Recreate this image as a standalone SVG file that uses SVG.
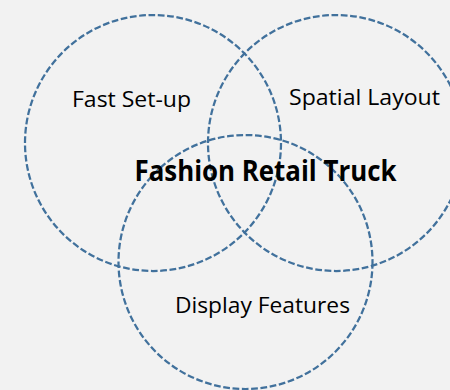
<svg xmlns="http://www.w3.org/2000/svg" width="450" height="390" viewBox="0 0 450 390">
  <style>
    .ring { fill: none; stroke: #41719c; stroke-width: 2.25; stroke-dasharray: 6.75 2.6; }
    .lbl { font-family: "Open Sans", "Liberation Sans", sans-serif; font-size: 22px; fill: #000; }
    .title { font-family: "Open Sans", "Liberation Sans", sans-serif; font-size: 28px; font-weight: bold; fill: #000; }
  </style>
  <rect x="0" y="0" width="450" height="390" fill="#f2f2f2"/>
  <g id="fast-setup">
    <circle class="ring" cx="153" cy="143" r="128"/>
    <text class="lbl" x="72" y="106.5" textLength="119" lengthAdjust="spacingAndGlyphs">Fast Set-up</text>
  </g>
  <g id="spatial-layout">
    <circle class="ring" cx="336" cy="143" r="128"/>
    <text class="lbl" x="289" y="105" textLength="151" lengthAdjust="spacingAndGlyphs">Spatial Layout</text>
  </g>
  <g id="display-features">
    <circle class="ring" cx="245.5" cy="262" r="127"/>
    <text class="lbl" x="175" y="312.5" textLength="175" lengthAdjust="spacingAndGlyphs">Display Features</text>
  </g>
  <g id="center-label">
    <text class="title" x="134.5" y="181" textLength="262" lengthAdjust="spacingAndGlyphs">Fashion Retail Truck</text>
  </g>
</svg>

• What is asked:
Omit the pictures and reproduce the listing exactly.

• Solution to the problem:
Recreate this image as a standalone SVG file that uses SVG.
<svg xmlns="http://www.w3.org/2000/svg" width="450" height="390" viewBox="0 0 450 390">
  <style>
    .ring { fill: none; stroke: #41719c; stroke-width: 2.25; stroke-dasharray: 6.75 2.6; }
    .lbl { font-family: "Open Sans", "Liberation Sans", sans-serif; font-size: 22px; fill: #000; }
    .title { font-family: "Open Sans", "Liberation Sans", sans-serif; font-size: 28px; font-weight: bold; fill: #000; }
  </style>
  <rect x="0" y="0" width="450" height="390" fill="#f2f2f2"/>
  <g id="fast-setup">
    <circle class="ring" cx="153" cy="143" r="128"/>
    <text class="lbl" x="72" y="106.5" textLength="119" lengthAdjust="spacingAndGlyphs">Fast Set-up</text>
  </g>
  <g id="spatial-layout">
    <circle class="ring" cx="336" cy="143" r="128"/>
    <text class="lbl" x="289" y="105" textLength="151" lengthAdjust="spacingAndGlyphs">Spatial Layout</text>
  </g>
  <g id="display-features">
    <circle class="ring" cx="245.5" cy="262" r="127"/>
    <text class="lbl" x="175" y="312.5" textLength="175" lengthAdjust="spacingAndGlyphs">Display Features</text>
  </g>
  <g id="center-label">
    <text class="title" x="134.5" y="181" textLength="262" lengthAdjust="spacingAndGlyphs">Fashion Retail Truck</text>
  </g>
</svg>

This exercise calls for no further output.